Each entry below should be returned exactly as is, with the pictures removed.

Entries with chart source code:
━━━

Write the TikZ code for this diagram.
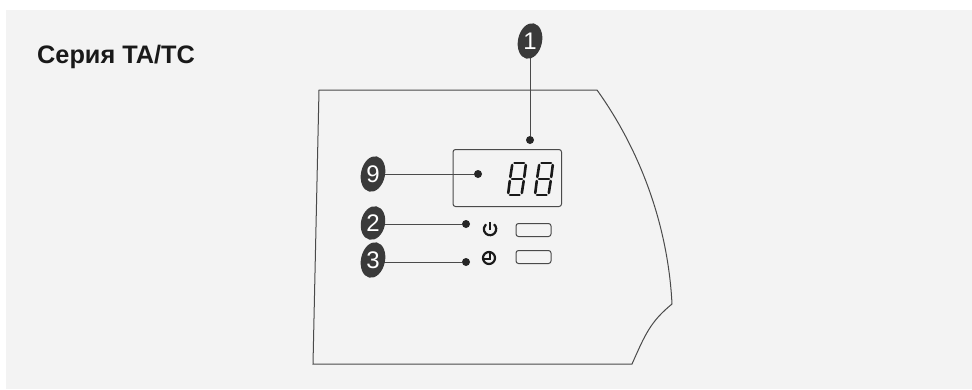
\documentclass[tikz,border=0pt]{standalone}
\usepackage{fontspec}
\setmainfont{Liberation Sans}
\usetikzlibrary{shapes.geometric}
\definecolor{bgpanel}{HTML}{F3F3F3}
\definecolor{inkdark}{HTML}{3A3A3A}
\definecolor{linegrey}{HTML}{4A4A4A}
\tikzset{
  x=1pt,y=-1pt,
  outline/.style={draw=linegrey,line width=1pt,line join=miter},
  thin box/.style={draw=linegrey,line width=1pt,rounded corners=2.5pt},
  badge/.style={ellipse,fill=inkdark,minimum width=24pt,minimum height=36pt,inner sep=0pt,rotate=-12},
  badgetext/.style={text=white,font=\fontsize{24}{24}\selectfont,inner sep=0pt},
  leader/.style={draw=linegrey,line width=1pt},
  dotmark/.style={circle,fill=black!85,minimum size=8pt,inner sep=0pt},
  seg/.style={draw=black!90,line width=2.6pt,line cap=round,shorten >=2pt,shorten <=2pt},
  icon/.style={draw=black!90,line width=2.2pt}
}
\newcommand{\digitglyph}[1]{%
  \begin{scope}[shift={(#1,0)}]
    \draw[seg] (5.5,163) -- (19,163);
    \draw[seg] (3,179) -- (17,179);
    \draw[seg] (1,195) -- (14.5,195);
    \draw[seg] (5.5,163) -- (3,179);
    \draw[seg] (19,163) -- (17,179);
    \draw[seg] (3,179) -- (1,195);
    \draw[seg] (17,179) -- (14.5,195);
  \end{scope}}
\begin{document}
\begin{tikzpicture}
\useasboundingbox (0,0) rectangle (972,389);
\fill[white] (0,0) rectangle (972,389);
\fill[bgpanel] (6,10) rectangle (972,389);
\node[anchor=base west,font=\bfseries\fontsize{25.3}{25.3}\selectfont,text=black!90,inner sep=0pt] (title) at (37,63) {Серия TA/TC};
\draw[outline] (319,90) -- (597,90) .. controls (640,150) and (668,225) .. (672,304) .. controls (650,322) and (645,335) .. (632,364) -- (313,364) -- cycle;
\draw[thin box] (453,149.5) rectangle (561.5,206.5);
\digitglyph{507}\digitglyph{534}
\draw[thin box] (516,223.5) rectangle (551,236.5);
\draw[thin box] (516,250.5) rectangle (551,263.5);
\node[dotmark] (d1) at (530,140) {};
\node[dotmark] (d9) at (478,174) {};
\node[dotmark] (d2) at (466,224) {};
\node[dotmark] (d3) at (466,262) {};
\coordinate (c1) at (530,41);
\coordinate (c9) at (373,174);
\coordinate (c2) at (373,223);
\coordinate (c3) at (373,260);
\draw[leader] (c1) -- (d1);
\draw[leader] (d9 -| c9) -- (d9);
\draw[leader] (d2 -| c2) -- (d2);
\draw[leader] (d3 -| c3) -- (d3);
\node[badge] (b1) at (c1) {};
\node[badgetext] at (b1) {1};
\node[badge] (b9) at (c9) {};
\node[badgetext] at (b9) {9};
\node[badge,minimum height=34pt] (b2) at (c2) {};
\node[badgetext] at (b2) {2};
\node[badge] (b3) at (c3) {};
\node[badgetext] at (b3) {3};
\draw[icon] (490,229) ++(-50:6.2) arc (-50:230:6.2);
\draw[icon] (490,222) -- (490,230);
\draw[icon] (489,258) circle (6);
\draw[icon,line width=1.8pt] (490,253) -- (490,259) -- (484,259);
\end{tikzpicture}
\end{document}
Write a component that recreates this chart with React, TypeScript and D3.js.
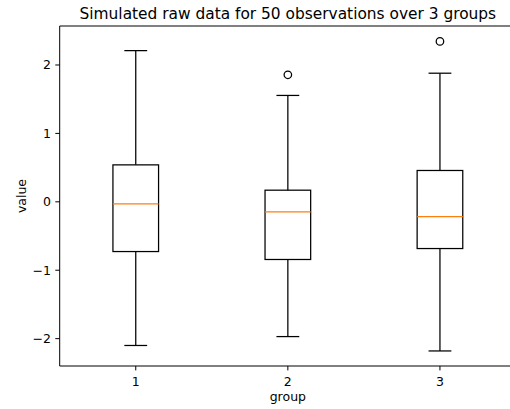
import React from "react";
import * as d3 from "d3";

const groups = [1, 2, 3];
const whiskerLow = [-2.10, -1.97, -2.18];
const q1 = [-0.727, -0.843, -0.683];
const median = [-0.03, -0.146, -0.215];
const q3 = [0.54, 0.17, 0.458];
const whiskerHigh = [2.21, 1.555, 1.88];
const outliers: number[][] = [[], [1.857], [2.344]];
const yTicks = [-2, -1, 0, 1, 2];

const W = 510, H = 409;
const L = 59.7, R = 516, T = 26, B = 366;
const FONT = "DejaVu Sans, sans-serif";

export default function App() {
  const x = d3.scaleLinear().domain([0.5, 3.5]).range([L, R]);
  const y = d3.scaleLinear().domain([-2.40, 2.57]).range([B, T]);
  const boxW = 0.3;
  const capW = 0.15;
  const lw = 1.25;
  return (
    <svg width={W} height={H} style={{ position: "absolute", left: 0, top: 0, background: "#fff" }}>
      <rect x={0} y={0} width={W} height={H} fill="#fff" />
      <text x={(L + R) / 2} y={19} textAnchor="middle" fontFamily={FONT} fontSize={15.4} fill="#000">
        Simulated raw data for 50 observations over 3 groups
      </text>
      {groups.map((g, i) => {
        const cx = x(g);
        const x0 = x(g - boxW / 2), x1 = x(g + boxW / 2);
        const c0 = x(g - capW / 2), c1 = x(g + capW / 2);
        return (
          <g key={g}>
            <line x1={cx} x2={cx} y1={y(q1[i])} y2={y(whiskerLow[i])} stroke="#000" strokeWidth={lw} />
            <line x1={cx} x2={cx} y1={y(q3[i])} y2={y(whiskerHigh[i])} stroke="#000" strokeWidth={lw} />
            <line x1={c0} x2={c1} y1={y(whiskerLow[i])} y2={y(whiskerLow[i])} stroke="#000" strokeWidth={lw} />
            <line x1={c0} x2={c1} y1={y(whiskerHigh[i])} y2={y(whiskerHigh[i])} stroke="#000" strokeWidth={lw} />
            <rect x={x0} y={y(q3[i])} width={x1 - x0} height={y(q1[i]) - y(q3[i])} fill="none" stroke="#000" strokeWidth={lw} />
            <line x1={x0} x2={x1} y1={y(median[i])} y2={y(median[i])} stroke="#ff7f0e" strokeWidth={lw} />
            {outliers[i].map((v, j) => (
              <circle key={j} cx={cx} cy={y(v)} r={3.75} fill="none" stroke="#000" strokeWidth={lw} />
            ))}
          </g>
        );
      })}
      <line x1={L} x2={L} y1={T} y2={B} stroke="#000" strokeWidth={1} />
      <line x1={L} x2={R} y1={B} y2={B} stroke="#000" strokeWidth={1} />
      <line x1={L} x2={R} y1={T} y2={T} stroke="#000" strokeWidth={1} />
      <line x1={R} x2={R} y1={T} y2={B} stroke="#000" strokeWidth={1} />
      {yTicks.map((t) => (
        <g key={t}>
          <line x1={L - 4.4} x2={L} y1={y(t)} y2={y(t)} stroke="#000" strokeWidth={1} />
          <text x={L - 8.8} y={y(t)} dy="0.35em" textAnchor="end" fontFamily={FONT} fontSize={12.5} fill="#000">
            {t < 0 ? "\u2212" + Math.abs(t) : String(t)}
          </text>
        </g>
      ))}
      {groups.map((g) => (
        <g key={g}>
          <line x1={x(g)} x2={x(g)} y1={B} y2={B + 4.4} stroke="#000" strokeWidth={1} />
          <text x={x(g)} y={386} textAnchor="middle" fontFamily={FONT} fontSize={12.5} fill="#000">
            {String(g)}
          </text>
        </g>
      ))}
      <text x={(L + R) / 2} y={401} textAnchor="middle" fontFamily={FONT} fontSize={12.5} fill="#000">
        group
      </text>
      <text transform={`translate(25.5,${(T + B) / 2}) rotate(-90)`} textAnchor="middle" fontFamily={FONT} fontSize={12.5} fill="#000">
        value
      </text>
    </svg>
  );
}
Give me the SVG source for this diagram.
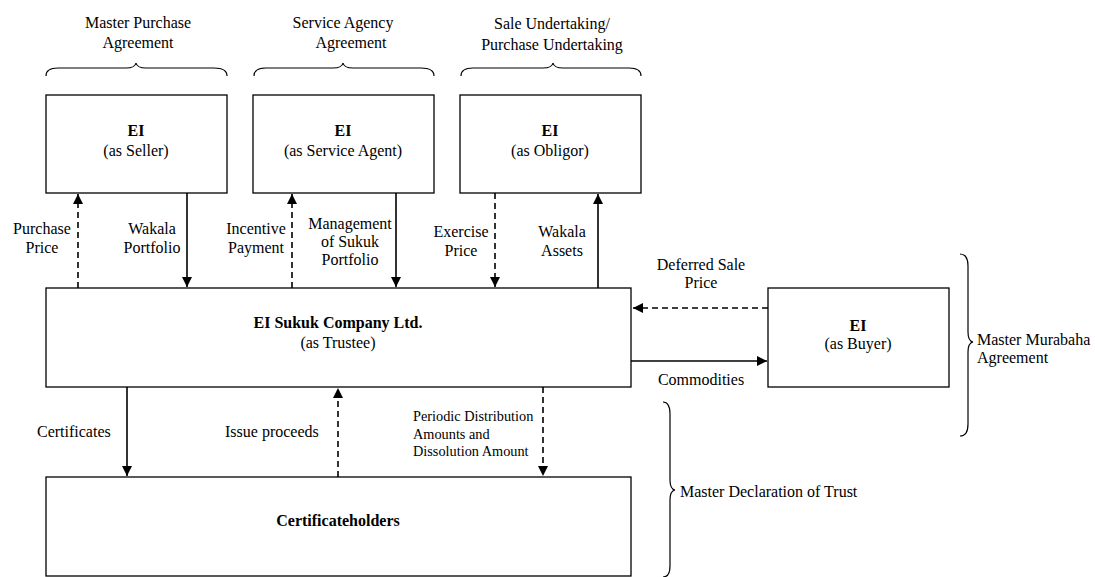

━━━

Solution to this problem
Write the TikZ code for this diagram.
\documentclass[tikz,border=0pt]{standalone}
\usepackage{fontspec}
\setmainfont{Liberation Sans}
\usetikzlibrary{shapes.geometric}
\definecolor{bgpanel}{HTML}{F3F3F3}
\definecolor{inkdark}{HTML}{3A3A3A}
\definecolor{linegrey}{HTML}{4A4A4A}
\tikzset{
  x=1pt,y=-1pt,
  outline/.style={draw=linegrey,line width=1pt,line join=miter},
  thin box/.style={draw=linegrey,line width=1pt,rounded corners=2.5pt},
  badge/.style={ellipse,fill=inkdark,minimum width=24pt,minimum height=36pt,inner sep=0pt,rotate=-12},
  badgetext/.style={text=white,font=\fontsize{24}{24}\selectfont,inner sep=0pt},
  leader/.style={draw=linegrey,line width=1pt},
  dotmark/.style={circle,fill=black!85,minimum size=8pt,inner sep=0pt},
  seg/.style={draw=black!90,line width=2.6pt,line cap=round,shorten >=2pt,shorten <=2pt},
  icon/.style={draw=black!90,line width=2.2pt}
}
\newcommand{\digitglyph}[1]{%
  \begin{scope}[shift={(#1,0)}]
    \draw[seg] (5.5,163) -- (19,163);
    \draw[seg] (3,179) -- (17,179);
    \draw[seg] (1,195) -- (14.5,195);
    \draw[seg] (5.5,163) -- (3,179);
    \draw[seg] (19,163) -- (17,179);
    \draw[seg] (3,179) -- (1,195);
    \draw[seg] (17,179) -- (14.5,195);
  \end{scope}}
\begin{document}
\begin{tikzpicture}
\useasboundingbox (0,0) rectangle (972,389);
\fill[white] (0,0) rectangle (972,389);
\fill[bgpanel] (6,10) rectangle (972,389);
\node[anchor=base west,font=\bfseries\fontsize{25.3}{25.3}\selectfont,text=black!90,inner sep=0pt] (title) at (37,63) {Серия TA/TC};
\draw[outline] (319,90) -- (597,90) .. controls (640,150) and (668,225) .. (672,304) .. controls (650,322) and (645,335) .. (632,364) -- (313,364) -- cycle;
\draw[thin box] (453,149.5) rectangle (561.5,206.5);
\digitglyph{507}\digitglyph{534}
\draw[thin box] (516,223.5) rectangle (551,236.5);
\draw[thin box] (516,250.5) rectangle (551,263.5);
\node[dotmark] (d1) at (530,140) {};
\node[dotmark] (d9) at (478,174) {};
\node[dotmark] (d2) at (466,224) {};
\node[dotmark] (d3) at (466,262) {};
\coordinate (c1) at (530,41);
\coordinate (c9) at (373,174);
\coordinate (c2) at (373,223);
\coordinate (c3) at (373,260);
\draw[leader] (c1) -- (d1);
\draw[leader] (d9 -| c9) -- (d9);
\draw[leader] (d2 -| c2) -- (d2);
\draw[leader] (d3 -| c3) -- (d3);
\node[badge] (b1) at (c1) {};
\node[badgetext] at (b1) {1};
\node[badge] (b9) at (c9) {};
\node[badgetext] at (b9) {9};
\node[badge,minimum height=34pt] (b2) at (c2) {};
\node[badgetext] at (b2) {2};
\node[badge] (b3) at (c3) {};
\node[badgetext] at (b3) {3};
\draw[icon] (490,229) ++(-50:6.2) arc (-50:230:6.2);
\draw[icon] (490,222) -- (490,230);
\draw[icon] (489,258) circle (6);
\draw[icon,line width=1.8pt] (490,253) -- (490,259) -- (484,259);
\end{tikzpicture}
\end{document}
Write a component that recreates this chart with React, TypeScript and D3.js.
import React from "react";
import * as d3 from "d3";

const groups = [1, 2, 3];
const whiskerLow = [-2.10, -1.97, -2.18];
const q1 = [-0.727, -0.843, -0.683];
const median = [-0.03, -0.146, -0.215];
const q3 = [0.54, 0.17, 0.458];
const whiskerHigh = [2.21, 1.555, 1.88];
const outliers: number[][] = [[], [1.857], [2.344]];
const yTicks = [-2, -1, 0, 1, 2];

const W = 510, H = 409;
const L = 59.7, R = 516, T = 26, B = 366;
const FONT = "DejaVu Sans, sans-serif";

export default function App() {
  const x = d3.scaleLinear().domain([0.5, 3.5]).range([L, R]);
  const y = d3.scaleLinear().domain([-2.40, 2.57]).range([B, T]);
  const boxW = 0.3;
  const capW = 0.15;
  const lw = 1.25;
  return (
    <svg width={W} height={H} style={{ position: "absolute", left: 0, top: 0, background: "#fff" }}>
      <rect x={0} y={0} width={W} height={H} fill="#fff" />
      <text x={(L + R) / 2} y={19} textAnchor="middle" fontFamily={FONT} fontSize={15.4} fill="#000">
        Simulated raw data for 50 observations over 3 groups
      </text>
      {groups.map((g, i) => {
        const cx = x(g);
        const x0 = x(g - boxW / 2), x1 = x(g + boxW / 2);
        const c0 = x(g - capW / 2), c1 = x(g + capW / 2);
        return (
          <g key={g}>
            <line x1={cx} x2={cx} y1={y(q1[i])} y2={y(whiskerLow[i])} stroke="#000" strokeWidth={lw} />
            <line x1={cx} x2={cx} y1={y(q3[i])} y2={y(whiskerHigh[i])} stroke="#000" strokeWidth={lw} />
            <line x1={c0} x2={c1} y1={y(whiskerLow[i])} y2={y(whiskerLow[i])} stroke="#000" strokeWidth={lw} />
            <line x1={c0} x2={c1} y1={y(whiskerHigh[i])} y2={y(whiskerHigh[i])} stroke="#000" strokeWidth={lw} />
            <rect x={x0} y={y(q3[i])} width={x1 - x0} height={y(q1[i]) - y(q3[i])} fill="none" stroke="#000" strokeWidth={lw} />
            <line x1={x0} x2={x1} y1={y(median[i])} y2={y(median[i])} stroke="#ff7f0e" strokeWidth={lw} />
            {outliers[i].map((v, j) => (
              <circle key={j} cx={cx} cy={y(v)} r={3.75} fill="none" stroke="#000" strokeWidth={lw} />
            ))}
          </g>
        );
      })}
      <line x1={L} x2={L} y1={T} y2={B} stroke="#000" strokeWidth={1} />
      <line x1={L} x2={R} y1={B} y2={B} stroke="#000" strokeWidth={1} />
      <line x1={L} x2={R} y1={T} y2={T} stroke="#000" strokeWidth={1} />
      <line x1={R} x2={R} y1={T} y2={B} stroke="#000" strokeWidth={1} />
      {yTicks.map((t) => (
        <g key={t}>
          <line x1={L - 4.4} x2={L} y1={y(t)} y2={y(t)} stroke="#000" strokeWidth={1} />
          <text x={L - 8.8} y={y(t)} dy="0.35em" textAnchor="end" fontFamily={FONT} fontSize={12.5} fill="#000">
            {t < 0 ? "\u2212" + Math.abs(t) : String(t)}
          </text>
        </g>
      ))}
      {groups.map((g) => (
        <g key={g}>
          <line x1={x(g)} x2={x(g)} y1={B} y2={B + 4.4} stroke="#000" strokeWidth={1} />
          <text x={x(g)} y={386} textAnchor="middle" fontFamily={FONT} fontSize={12.5} fill="#000">
            {String(g)}
          </text>
        </g>
      ))}
      <text x={(L + R) / 2} y={401} textAnchor="middle" fontFamily={FONT} fontSize={12.5} fill="#000">
        group
      </text>
      <text transform={`translate(25.5,${(T + B) / 2}) rotate(-90)`} textAnchor="middle" fontFamily={FONT} fontSize={12.5} fill="#000">
        value
      </text>
    </svg>
  );
}
Give me the SVG source for this diagram.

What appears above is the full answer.